I'm against the idea. They tend to be nosy and don't see a problem with dropping in unannounced and expecting to be entertained. There is also the fact that they do not like me and go out of their way to make sure I know that. They have went so far as to tell me that I'm a bad wife and tell my husband he made a mistake marrying me. I have told my husband that if they do move here, I want to move somewhere else. He is also against the idea. He sees their obvious dislike of me and also doesn't like the idea of the loss of privacy. I spoke to my sister-in-law and she said that she and her husband are against the idea as well. She also mentioned that she would want to move if they move here.
My problem is this: no one will tell my in-laws that they don't like the idea. I'm afraid that if no one says something, my in-laws are going to take that as acceptance of their idea and go forward with it. They already have started the search for property. Once they buy the property, we'll all feel obligated to move onto it, even though it's going to make us miserable. My husband and his brother say that they can't stop them if they want to move here. If I or my sister-in-law say something, we run the risk of being accused of keeping them from their sons and grandchildren.

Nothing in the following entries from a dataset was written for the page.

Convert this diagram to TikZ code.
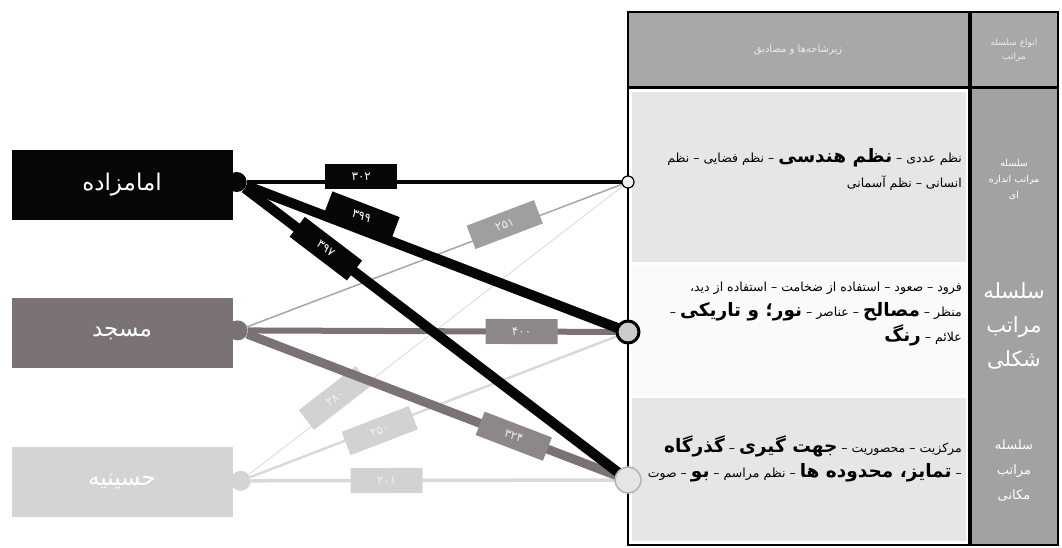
\documentclass[tikz,border=0pt]{standalone}
\usepackage{fontspec}
\usepackage{tikz}
\usetikzlibrary{positioning}
\newfontfamily\arabicfont[Script=Arabic]{DejaVu Sans}
\TeXXeTstate=1
\newcommand{\fa}[1]{\beginR #1\endR}
\newcommand{\keyw}[1]{{\fontsize{18.5}{22}\selectfont\bfseries #1}}
\definecolor{darkbox}{HTML}{060606}
\definecolor{midbox}{HTML}{7A7274}
\definecolor{lightbox}{HTML}{D4D4D4}
\definecolor{headgray}{HTML}{A8A8A8}
\definecolor{colgray}{HTML}{A2A2A2}
\definecolor{cellgray}{HTML}{E6E6E6}

\begin{document}
\begin{tikzpicture}[x=1pt,y=-1pt,node distance=78pt,
	place node/.style={rectangle,minimum width=221pt,minimum height=70pt,
		inner sep=0pt,text=white,font=\arabicfont\fontsize{23}{26}\selectfont},
	knob/.style={circle,inner sep=0pt,minimum size=20pt},
	end dot/.style={circle,draw,inner sep=0pt},
	count/.style={rectangle,sloped,minimum width=72pt,minimum height=25pt,
		inner sep=0pt,font=\arabicfont\fontsize{12}{14}\selectfont},
	cell text/.style={align=right,inner sep=0pt,
		font=\arabicfont\fontsize{12.5}{25}\selectfont},
	type text/.style={align=center,inner sep=0pt,text=white}]
	
	\useasboundingbox (0,0) rectangle (1062,548);
	
	\fill[headgray] (628,12) rectangle (1058,88);
	\fill[colgray] (970,88) rectangle (1058,545);
	\fill[cellgray] (632,92) rectangle (966,262);
	\fill[gray!4] (632,265) rectangle (966,395);
	\fill[cellgray] (632,398) rectangle (966,541);
	\draw[line width=2.5pt] (628,12) rectangle (1058,545);
	\draw[line width=3pt] (628,88) -- (1058,88);
	\draw[line width=4pt] (970,12) -- (970,545);
	
	\node[type text,font=\arabicfont\fontsize{10}{12}\selectfont,text=gray!15] (subhead) at (798,50) {\fa{زیرشاخه‌ها و مصادیق}};
	\node[type text,font=\arabicfont\fontsize{9}{14}\selectfont,text=gray!15] (typehead) at (1014,50) {\fa{انواع سلسله}\\\fa{مراتب}};
	\node[type text,font=\arabicfont\fontsize{9.5}{16}\selectfont] (sizetype) at (1014,180) {\fa{سلسله}\\\fa{مراتب اندازه}\\\fa{ای}};
	\node[type text,font=\arabicfont\fontsize{21}{34}\selectfont] (shapetype) at (1014,326) {\fa{سلسله}\\\fa{مراتب}\\\fa{شکلی}};
	\node[type text,font=\arabicfont\fontsize{13}{25}\selectfont] (placetype) at (1014,470) {\fa{سلسله}\\\fa{مراتب}\\\fa{مکانی}};
	
	\node[cell text,anchor=north east] (ordertext) at (962,148) {\fa{نظم عددی – \keyw{نظم هندسی} – نظم فضایی – نظم}\\\fa{انسانی – نظم آسمانی}};
	\node[cell text,anchor=north east] (shapetext) at (962,282) {\fa{فرود – صعود – استفاده از ضخامت – استفاده از دید،}\\\fa{منظر – \keyw{مصالح} – عناصر – \keyw{نور؛ و تاریکی} –}\\\fa{علائم – \keyw{رنگ}}};
	\node[cell text,anchor=north east] (placetext) at (962,435) {\fa{مرکزیت – محصوریت – \keyw{جهت گیری} – \keyw{گذرگاه}}\\\fa{– \keyw{تمایز، محدوده ها} – نظم مراسم – \keyw{بو} – صوت}};
	
	\node[place node,fill=darkbox] (imam) at (122,185) {\fa{امامزاده}};
	\node[place node,fill=midbox,below=of imam] (masjed) {\fa{مسجد}};
	\node[place node,fill=lightbox,below=of masjed] (hoseinie) {\fa{حسینیه}};
	
	\node[knob,fill=darkbox] (imamk) at ([xshift=4pt,yshift=3pt]imam.east) {};
	\node[knob,fill=midbox] (masjedk) at ([xshift=5pt,yshift=3pt]masjed.east) {};
	\node[knob,fill=lightbox] (hoseiniek) at ([xshift=8pt,yshift=1pt]hoseinie.east) {};
	
	\coordinate (topdot) at (628,182);
	\coordinate (middot) at (628,332);
	\coordinate (lowdot) at (628,480);
	
	\path[every node/.style={count,fill=gray!35,text=gray!10}]
	(hoseiniek) edge[draw=gray!25,line width=1pt] node[pos=0.24,yshift=8pt] {\fa{۲۸۰}} (topdot)
	(hoseiniek) edge[draw=gray!30,line width=2.5pt] node[pos=0.34,yshift=-3pt] {\fa{۲۵۰}} (middot)
	(hoseiniek) edge[draw=gray!30,line width=3.5pt] node[pos=0.36] {\fa{۲۰۱}} (lowdot);
	
	\path[every node/.style={count,fill=midbox!85,text=gray!15}]
	(masjedk) edge[draw=gray!70,line width=1.5pt] node[pos=0.68,yshift=4pt,fill=gray!75] {\fa{۲۵۱}} (topdot)
	(masjedk) edge[draw=midbox,line width=6pt] node[pos=0.72] {\fa{۴۰۰}} (middot)
	(masjedk) edge[draw=midbox,line width=9pt] node[pos=0.70] {\fa{۳۲۴}} (lowdot);
	
	\path[every node/.style={count,fill=darkbox,text=white}]
	(imamk) edge[draw=darkbox,line width=4pt] node[pos=0.30,yshift=5pt] {\fa{۳۰۲}} (topdot)
	(imamk) edge[draw=darkbox,line width=10pt] node[pos=0.29,yshift=13pt] {\fa{۳۹۹}} (middot)
	(imamk) edge[draw=darkbox,line width=10pt] node[pos=0.21,yshift=1pt] {\fa{۳۹۷}} (lowdot);
	
	\node[end dot,minimum size=12pt,fill=gray!12,line width=1.2pt] (topend) at (topdot) {};
	\node[end dot,minimum size=22pt,fill=gray!40,line width=3pt] (midend) at (middot) {};
	\node[end dot,minimum size=26pt,fill=gray!20,draw=gray!60,line width=1.5pt] (lowend) at (lowdot) {};
	
\end{tikzpicture}
\end{document}
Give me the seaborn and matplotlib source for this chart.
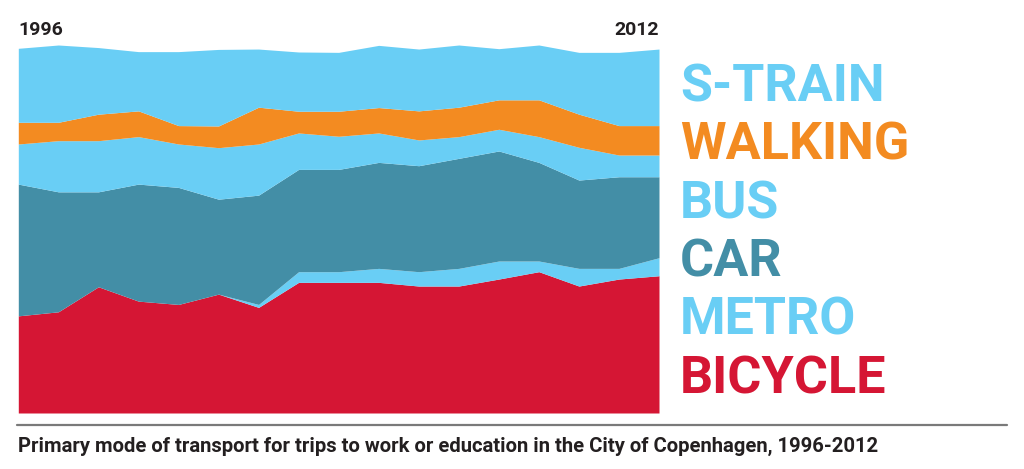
import matplotlib
matplotlib.use("Agg")
import matplotlib.pyplot as plt
import seaborn as sns
import numpy as np

years = list(range(1996, 2013))
bicycle = [26.4, 27.5, 34.3, 30.4, 29.5, 32.3, 28.7, 35.5, 35.5, 35.5, 34.5, 34.5, 36.4, 38.4, 34.5, 36.4, 37.3]
metro   = [0.0, 0.0, 0.0, 0.0, 0.0, 0.0, 0.8, 2.9, 2.9, 3.8, 3.9, 4.8, 4.9, 2.9, 4.8, 2.9, 4.9]
car     = [35.8, 32.6, 25.8, 31.8, 31.8, 25.8, 29.7, 27.8, 27.8, 28.8, 28.8, 29.9, 29.9, 26.8, 24.0, 24.9, 22.0]
bus     = [10.9, 13.9, 13.9, 12.9, 11.8, 14.0, 13.9, 9.9, 9.0, 8.0, 7.0, 5.9, 5.9, 7.0, 8.9, 5.9, 5.9]
walking = [5.9, 5.0, 7.2, 7.0, 5.0, 5.9, 10.0, 5.9, 6.8, 6.9, 7.9, 8.0, 8.0, 10.0, 9.0, 8.0, 8.0]
strain  = [20.1, 21.0, 18.1, 16.1, 20.1, 20.8, 15.8, 16.1, 16.0, 16.9, 16.8, 16.9, 13.9, 14.9, 16.8, 19.9, 20.8]

labels = ["S-TRAIN", "WALKING", "BUS", "CAR", "METRO", "BICYCLE"]

LIGHT = "#69cef5"
ORANGE = "#f38b21"
TEAL = "#438ea6"
RED = "#d51634"
label_colors = [LIGHT, ORANGE, LIGHT, TEAL, LIGHT, RED]

sns.set_theme(style="white")
plt.rcParams["font.family"] = ["Roboto", "DejaVu Sans"]

W, H = 1024, 469
fig = plt.figure(figsize=(W / 100, H / 100), dpi=100)
fig.patch.set_facecolor("white")

left, right, bottom_px, top_px = 18.3, 659, 413, 45
ax = fig.add_axes([left / W, 1 - bottom_px / H, (right - left) / W, (bottom_px - top_px) / H])
ax.stackplot(years, bicycle, metro, car, bus, walking, strain,
             colors=[RED, LIGHT, TEAL, LIGHT, ORANGE, LIGHT], linewidth=0)
ax.set_xlim(years[0], years[-1])
ax.set_ylim(0, 100)
ax.axis("off")

def fx(x):
    return x / W

def fy(y):
    return 1 - y / H

# year labels
fig.text(fx(18.3), fy(35.3), str(years[0]), fontsize=14, fontweight="bold",
         color="#231f20", ha="left", va="baseline")
fig.text(fx(659), fy(35.3), str(years[-1]), fontsize=14, fontweight="bold",
         color="#231f20", ha="right", va="baseline")

# legend labels
for k, (lab, col) in enumerate(zip(labels, label_colors)):
    fig.text(fx(680), fy(101.5 + 58.3 * k), lab, fontsize=37.5, fontweight="bold",
             color=col, ha="left", va="baseline")

# separator line
fig.add_artist(plt.Line2D([fx(17.3), fx(1006.7)], [fy(425), fy(425)],
                          color="#7a7a7a", linewidth=1.6))

fig.text(fx(18.3), fy(451.7),
         "Primary mode of transport for trips to work or education in the City of Copenhagen, 1996-2012",
         fontsize=14.6, fontweight="bold", color="#231f20", ha="left", va="baseline")

fig.savefig("out.png", dpi=100, facecolor="white")
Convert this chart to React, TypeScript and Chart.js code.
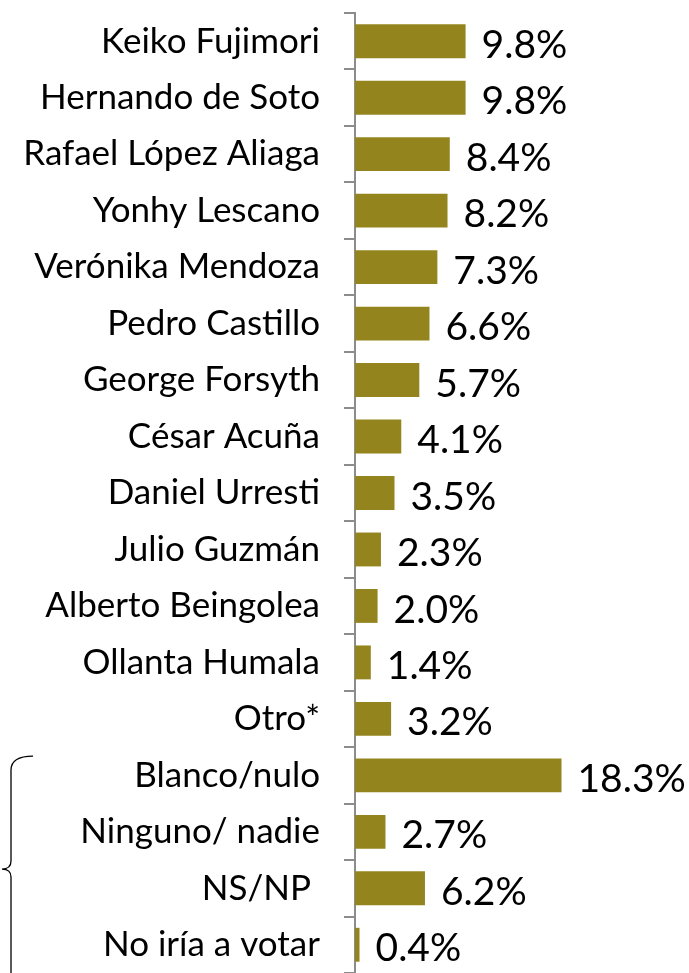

How would you handle a situation like this?
If my in-laws, or even my own parents suggested such a thing, I would have laughed at them the moment it was suggested and think it was a joke. Not for a moment would I let them think it was even a possibility.
Your right, as long as no says anything, your in-laws will think this is a good idea. And the longer you wait, the more upset they'll be when you tell them no.
Someone has to speak up now - especially since everyone is against the idea. They are your husband's parents. Why isn't he speaking up?
Why can't everyone just be honest? That no one likes the idea and it's not going to happen. You like your privacy, and you don't want to live next door to the entire family. You are perfectly happy where you are.
Yes, you can't stop them from moving, but you also have no reason to feel obligated to build a new house and live next door.
Tell you husband to end this fiasco tell his parents the truth. It's a no, end of discussion.
(Rating: 5) Thanks. My parents did suggest something similar a while back and my husband stood behind me when I told them no. However, he says he doesn't want to hurt his parents feelings.